Ce travail de transcription lui permet de vérifier qu'il existe bien deux types de langue : écrite et parlée. Selon lui, 30 % seulement des termes employés couramment à l'oral se retrouvent dans les textes écrits. Or, actuellement, pour des raisons complexes, la langue parlée est en train de se substituer à la première. Même les écrivains de profession n'échappent pas toujours à cette contamination et sacrifient volontiers à la mode de l’oralité écrite.

Pourtant, il convient de rappeler que la langue française, dans son essence, reste la langue écrite, formalisée, travaillée pour être correcte et expressive. Cette FORMALISATION s'esquisse dès le XVe siècle, mais elle va s'affermissant, notamment au XVIIe, le siècle de Corneille, le grand maître (on pourrait dire le « mètre étalon » !).
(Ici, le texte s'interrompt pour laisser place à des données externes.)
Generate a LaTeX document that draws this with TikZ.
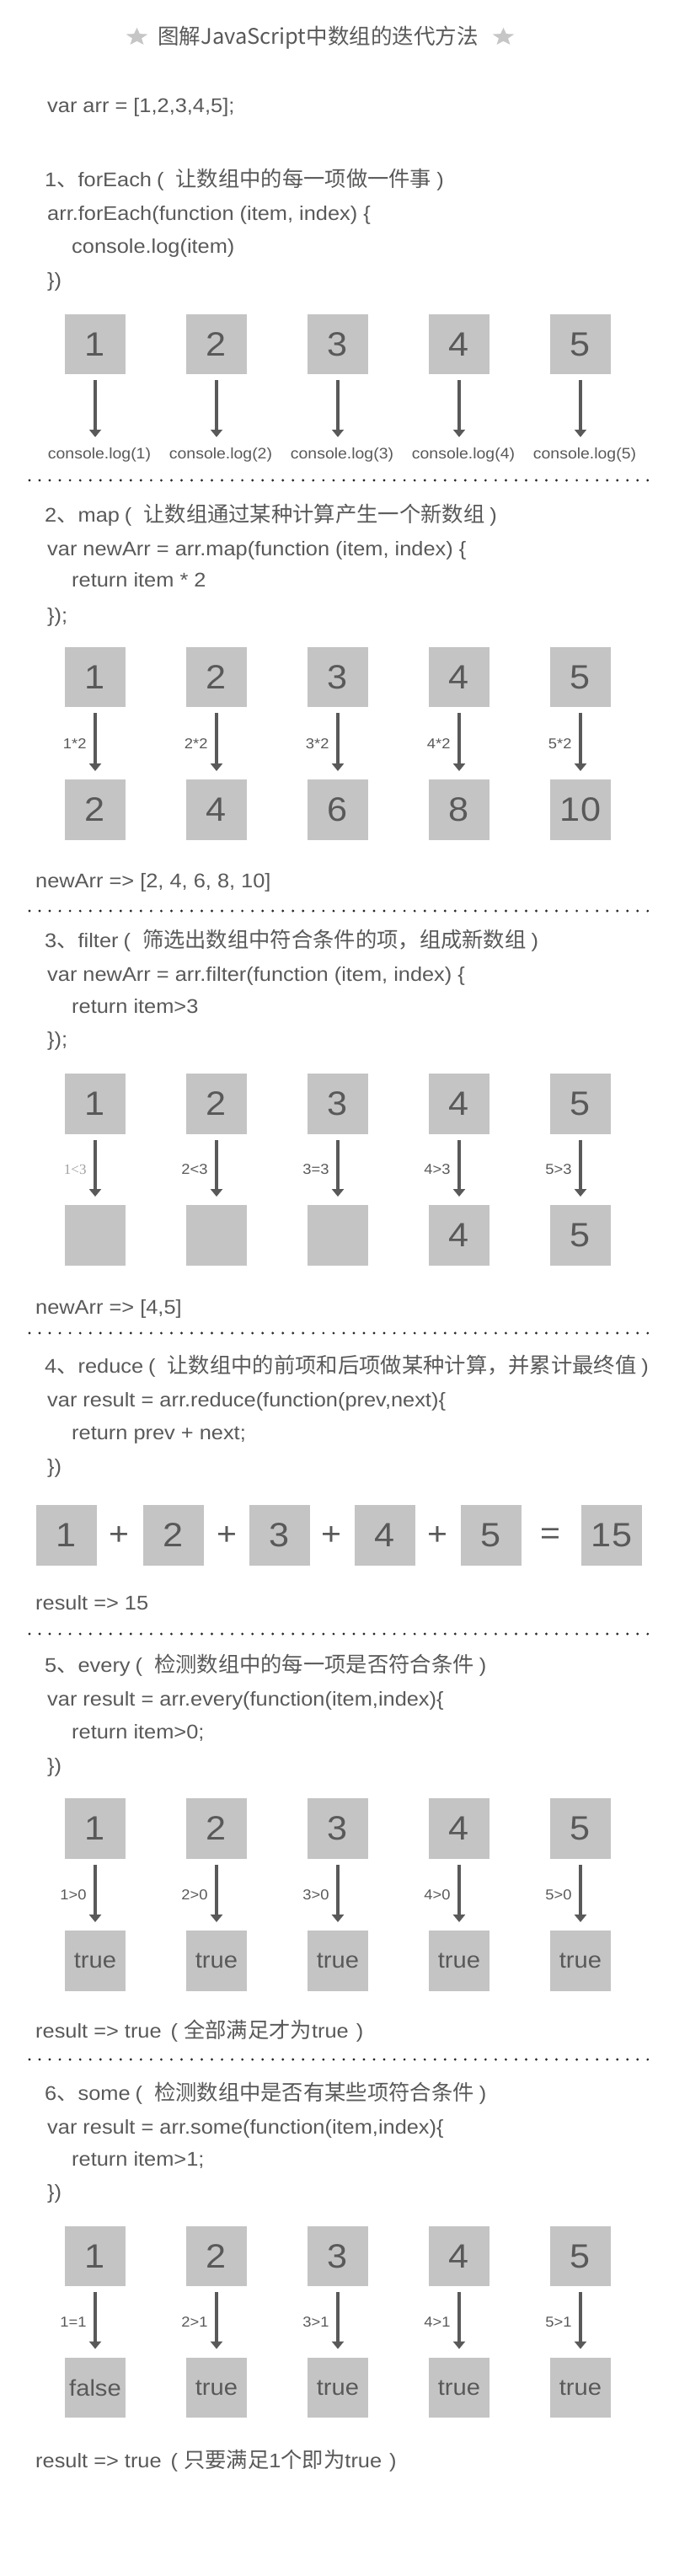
\documentclass[tikz,border=0pt]{standalone}
\usepackage{fontspec}
\setmainfont{Liberation Sans}[FakeStretch=1.08]
\newfontfamily\cjkf{Noto Sans CJK SC}[Scale=1.077]
\newfontfamily\cjktitle{Noto Sans CJK SC}
\newfontfamily\serifx{Liberation Serif}
\usetikzlibrary{arrows.meta}
\newcommand\zh[1]{{\cjkf #1}}
\newcommand\lpar{\hspace{6pt}(\hspace{14pt}}
\newcommand\rpar{\hspace{6pt})}
\definecolor{txt}{HTML}{595959}
\definecolor{boxc}{HTML}{C4C4C4}
\definecolor{arrc}{HTML}{595959}
\definecolor{starc}{HTML}{C6C6C6}
\definecolor{dotc}{HTML}{2A2A2A}
\definecolor{lightc}{HTML}{A0A0A0}
\tikzset{
  txtline/.style={anchor=base west, inner sep=0pt, text=txt, font=\fontsize{23.5}{28}\selectfont},
  box/.style={fill=boxc, minimum width=72pt, minimum height=71.5pt, inner sep=0pt, text=txt, font=\fontsize{40}{40}\selectfont},
  tbox/.style={box, font=\fontsize{27}{27}\selectfont},
  arr/.style={draw=arrc, line width=4pt, -{Triangle[width=14pt,length=9pt]}, shorten <=7pt, shorten >=10pt},
  lbl/.style={font=\fontsize{17}{17}\selectfont, text=txt, inner sep=0pt, anchor=east, xshift=-8.5pt},
  op/.style={text=txt, inner sep=0pt, font=\fontsize{38}{38}\selectfont},
  clog/.style={anchor=base, inner sep=0pt, text=txt, font=\fontsize{18}{18}\selectfont},
}
\begin{document}
\begin{tikzpicture}[x=1pt,y=-1pt]
\useasboundingbox (0,0) rectangle (800,3057);
\fill[white] (0,0) rectangle (800,3057);

% ---------- title ----------
\node[inner sep=0pt, text=txt, font=\fontsize{25.5}{30}\cjktitle] (title) at (377.5,45) {图解JavaScript中数组的迭代方法};
\foreach \sx in {162.5,597.5} {
  \begin{scope}[shift={(\sx,44)}, yscale=-0.82]
    \fill[starc] (90:13.5) -- (126:5.8) -- (162:13.5) -- (198:5.8) -- (234:13.5) -- (270:5.8) -- (306:13.5) -- (342:5.8) -- (18:13.5) -- (54:5.8) -- cycle;
  \end{scope}
}

\node[txtline] (v0) at (56,133) {var arr = [1,2,3,4,5];};

% ---------- 1 forEach ----------
\node[txtline] (t1) at (53,221) {1\zh{、}forEach\lpar\zh{让数组中的每一项做一件事}\rpar};
\node[txtline] (s1a) at (56,261.5) {arr.forEach(function (item, index) \{};
\node[txtline] (s1b) at (85,300.5) {console.log(item)};
\node[txtline] (s1c) at (56,340.5) {\})};
\foreach \i in {1,...,5} {
  \node[box] (a\i) at ({113+144*(\i-1)},408.5) {\i};
  \node[clog] (c\i) at ({118+144*(\i-1)},544) {console.log(\i)};
  \draw[arr, shorten >=12pt] (a\i.south) -- (a\i.south |- c\i.north);
}

% ---------- 2 map ----------
\node[txtline] (t2) at (53,619) {2\zh{、}map\lpar\zh{让数组通过某种计算产生一个新数组}\rpar};
\node[txtline] (s2a) at (56,659.5) {var newArr = arr.map(function (item, index) \{};
\node[txtline] (s2b) at (85,696.5) {return item * 2};
\node[txtline] (s2c) at (56,738.5) {\});};
\foreach \i/\v in {1/2,2/4,3/6,4/8,5/10} {
  \node[box] (m\i) at ({113+144*(\i-1)},803.5) {\i};
  \node[box] (n\i) at ({113+144*(\i-1)},961) {\v};
  \draw[arr] (m\i.south) -- (n\i.north) node[midway, lbl] {\i*2};
}
\node[txtline] (r2) at (42,1053.5) {newArr => [2, 4, 6, 8, 10]};

% ---------- 3 filter ----------
\node[txtline] (t3) at (53,1124) {3\zh{、}filter\lpar\zh{筛选出数组中符合条件的项，组成新数组}\rpar};
\node[txtline] (s3a) at (56,1164.5) {var newArr = arr.filter(function (item, index) \{};
\node[txtline] (s3b) at (85,1202.5) {return item>3};
\node[txtline] (s3c) at (56,1241.5) {\});};
\foreach \i in {1,...,5} {
  \node[box] (f\i) at ({113+144*(\i-1)},1310) {\i};
}
\node[box] (g1) at (113,1466) {};
\node[box] (g2) at (257,1466) {};
\node[box] (g3) at (401,1466) {};
\node[box] (g4) at (545,1466) {4};
\node[box] (g5) at (689,1466) {5};
\draw[arr] (f1.south) -- (g1.north) node[midway, lbl, text=lightc, font=\fontsize{17}{17}\serifx] {1<3};
\draw[arr] (f2.south) -- (g2.north) node[midway, lbl] {2<3};
\draw[arr] (f3.south) -- (g3.north) node[midway, lbl] {3=3};
\draw[arr] (f4.south) -- (g4.north) node[midway, lbl] {4>3};
\draw[arr] (f5.south) -- (g5.north) node[midway, lbl] {5>3};
\node[txtline] (r3) at (42,1559.5) {newArr => [4,5]};

% ---------- 4 reduce ----------
\node[txtline] (t4) at (53,1629) {4\zh{、}reduce\lpar\zh{让数组中的前项和后项做某种计算，并累计最终值}\rpar};
\node[txtline] (s4a) at (56,1669.5) {var result = arr.reduce(function(prev,next)\{};
\node[txtline] (s4b) at (85,1708.5) {return prev + next;};
\node[txtline] (s4c) at (56,1748.5) {\})};
\node[box] (q1) at (79,1822) {1};
\node[box] (q2) at (205.5,1822) {2};
\node[box] (q3) at (331.5,1822) {3};
\node[box] (q4) at (457,1822) {4};
\node[box] (q5) at (582.5,1822) {5};
\node[box] (q6) at (726,1822) {15};
\node[op] (p1) at (141,1823) {+};
\node[op] (p2) at (269,1823) {+};
\node[op] (p3) at (393,1823) {+};
\node[op] (p4) at (519,1823) {+};
\node[op] (p5) at (653,1823) {=};
\node[txtline] (r4) at (42,1910) {result => 15};

% ---------- 5 every ----------
\node[txtline] (t5) at (53,1984) {5\zh{、}every\lpar\zh{检测数组中的每一项是否符合条件}\rpar};
\node[txtline] (s5a) at (56,2024.5) {var result = arr.every(function(item,index)\{};
\node[txtline] (s5b) at (85,2063.5) {return item>0;};
\node[txtline] (s5c) at (56,2103.5) {\})};
\foreach \i in {1,...,5} {
  \node[box] (e\i) at ({113+144*(\i-1)},2170) {\i};
  \node[tbox] (h\i) at ({113+144*(\i-1)},2327) {true};
  \draw[arr] (e\i.south) -- (h\i.north) node[midway, lbl] {\i>0};
}
\node[txtline] (r5) at (42,2418) {result => true\hspace{11pt}(\hspace{7pt}\zh{全部满足才为}true\hspace{9pt})};

% ---------- 6 some ----------
\node[txtline] (t6) at (53,2492) {6\zh{、}some\lpar\zh{检测数组中是否有某些项符合条件}\rpar};
\node[txtline] (s6a) at (56,2532.5) {var result = arr.some(function(item,index)\{};
\node[txtline] (s6b) at (85,2570.5) {return item>1;};
\node[txtline] (s6c) at (56,2609.5) {\})};
\foreach \i/\v/\l in {1/false/1=1,2/true/2>1,3/true/3>1,4/true/4>1,5/true/5>1} {
  \node[box] (k\i) at ({113+144*(\i-1)},2677.5) {\i};
  \node[tbox] (w\i) at ({113+144*(\i-1)},2833.5) {\v};
  \draw[arr] (k\i.south) -- (w\i.north) node[midway, lbl] {\l};
}
\node[txtline] (r6) at (42,2928) {result => true\hspace{11pt}(\hspace{7pt}\zh{只要满足}1\zh{个即为}true\hspace{9pt})};

% ---------- dotted separators ----------
\foreach \yy in {570,1081,1582,1939,2444} {
  \foreach \j in {0,...,61} {
    \fill[dotc] ({35+12.03*\j},\yy) circle (1.6pt);
  }
}
\end{tikzpicture}
\end{document}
Il appartient à une période encore mouvementée, baroque, mais qui s’effacera bientôt devant le pur classicisme formulé par Boileau vers 1670. Dès lors, on assistera, environ tous les cinquante ans, à une alternance d'écrivains respectueux des règles et d'autres, désireux de s'en évader en recourant à des modes d'expression plus souples. Au XVIIIe siècle, le théâtre de Marivaux, par exemple, illustre cette seconde tendance. Chateaubriand « au confluent de deux siècles » aura l'art d'unir harmonieusement la justesse, l'exactitude classiques, aux élans de la sensibilité et de l'imagination. Il demeure à cet égard une puissante référence. Toutefois, le Romantisme des années 1825-1830 tentera de libérer la langue du joug estimé trop contraignant du classicisme, qu'on ne retrouvera qu'à la fin du XIXe sous la Nouveau Roman, vers 1950, où des écrivains comme Michel Butor ou Nathalie Sarraute ne craindront pas de procéder à la déstructuration de la langue. Le vent de désordre, qu'ont fait souffler parfois dans le passé certains excès, s'est apaisé dans les années 70-80 qui marquent un retour à une certaine sagesse.
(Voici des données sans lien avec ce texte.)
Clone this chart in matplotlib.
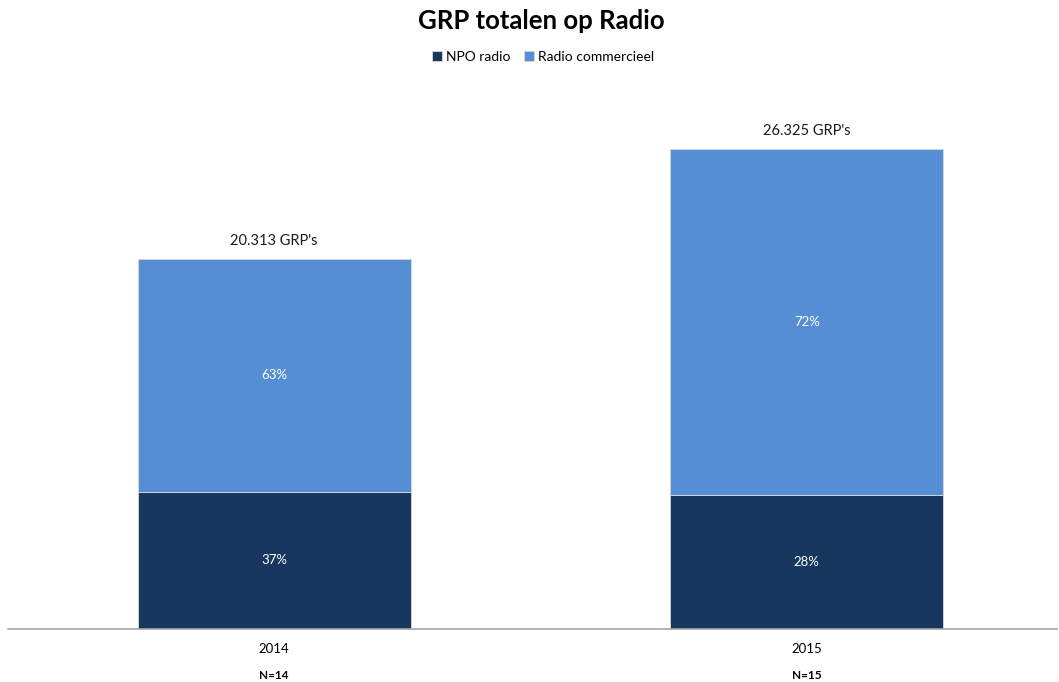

Ce mouvement de balancier, quasi régulier, n'avait pas jusqu'ici compromis fondamentalement le délicat équilibre entre la fixation de la langue et son évolution. Il était même nécessaire au maintien de sa bonne santé, selon la devise de DLF : « Ni laxisme ni purisme ».
Malheureusement, il en va tout autrement aujourd'hui, où le développement rapide des communications de tous ordres accorde la prépondérance au parler quotidien : on est surpris d'entendre, dans le secteur de l’audiovisuel, la recommandation faite aux jeunes recrues de « s'exprimer comme tout le monde, d'être simples ». En l'absence de critères de qualité, la simplicité ne risque-t-elle pas de devenir grossièreté, uniformisation et, finalement, insignifiance ?
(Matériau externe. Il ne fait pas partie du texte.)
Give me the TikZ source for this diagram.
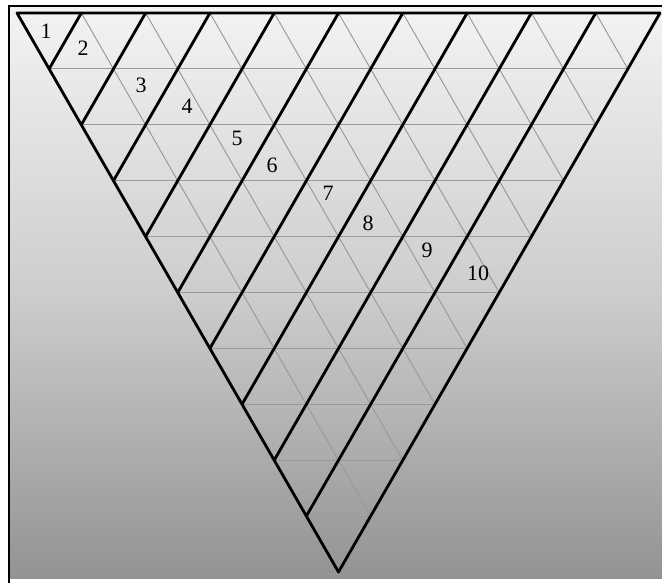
\documentclass[tikz,border=0pt]{standalone}
\usepackage{fontspec}
\setmainfont{Liberation Serif}
\usetikzlibrary{calc}
\definecolor{bgtop}{HTML}{F3F3F3}
\definecolor{bgmid}{HTML}{CDCDCD}
\definecolor{bgbot}{HTML}{939393}
\definecolor{gridgray}{HTML}{9A9A9A}
\begin{document}
\begin{tikzpicture}[x=0.02cm, y=-0.02cm,
  frame/.style={line width=1.3pt, black},
  thin/.style={draw=gridgray, line width=0.55pt},
  thick/.style={draw=black, line width=1.6pt, line cap=round, line join=round},
  num/.style={font=\fontsize{12.5}{14}\selectfont, inner sep=0pt}]

\useasboundingbox (0,0) rectangle (662,583);
\shade[top color=bgtop, bottom color=bgbot, middle color=bgmid] (10,7) rectangle (662,578);
\draw[frame] (9,583) -- (9,6) -- (662,6);

\coordinate (tl) at (17,13);
\coordinate (tr) at (660,13);
\coordinate (bot) at (338.5,572);

% thin grid
\foreach \j in {1,...,9}
  \draw[thin] ($(tl)!\j/10!(bot)$) -- ($(tr)!\j/10!(bot)$);
\foreach \k in {1,...,9}
  \draw[thin] ($(tl)!\k/10!(tr)$) -- ($(tr)!{(10-\k)/10}!(bot)$);

% thick lines
\draw[thick] (tl) -- (tr) -- (bot) -- cycle;
\foreach \k in {1,...,9}
  \draw[thick] ($(tl)!\k/10!(tr)$) -- ($(tl)!\k/10!(bot)$);

\node[num] (lab1) at (46,31) {1};
\node[num] (lab2) at (83,48) {2};
\node[num] (lab3) at (141,85) {3};
\node[num] (lab4) at (187,106) {4};
\node[num] (lab5) at (237,138) {5};
\node[num] (lab6) at (272,165) {6};
\node[num] (lab7) at (328,193) {7};
\node[num] (lab8) at (368,223) {8};
\node[num] (lab9) at (427,250) {9};
\node[num] (lab10) at (478,273) {10};

\end{tikzpicture}
\end{document}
On ne saurait évidemment se résoudre à voir la langue française ainsi menacée par le laisser-aller, l'ignorance, la passivité devant la volonté systématique de l'affadir et de l'avilir. Franck Ferrand ne nous a exposé ses déconvenues et ses craintes que pour nous aider à les faire nôtres et à les surmonter. « On ne peut combattre un ennemi qu’on ne connaîtrait pas ! »
C'est dès lors à chacun de nous, en France et non dans le seul cadre de la Francophonie, qu'il appartient de relever le défi avec lucidité et générosité. Nous devons être, selon Franck Ferrand, les « chevaliers de la langue française », cette langue claire et précise, sans complaisances. Où l’on songe au conseil de Proust à Léon Daudet : « Vous apprendrez que le sacrifice à une forme qui nous plaît n’est qu’un aspect caché, d’autant plus dangereux, de l’insincérité. Et puis, mais c’est secondaire, que le naturel a des grâces inouïes, la simplicité, des charmes ineffables. » *
Denise MÉNERET

1. Le dimanche de 14 à 15 heures, Franck Ferrand y anime une chronique sur des sujets historiques extrêmement variés.
* Ce compte rendu a été aimablement relu par Franck Ferrand.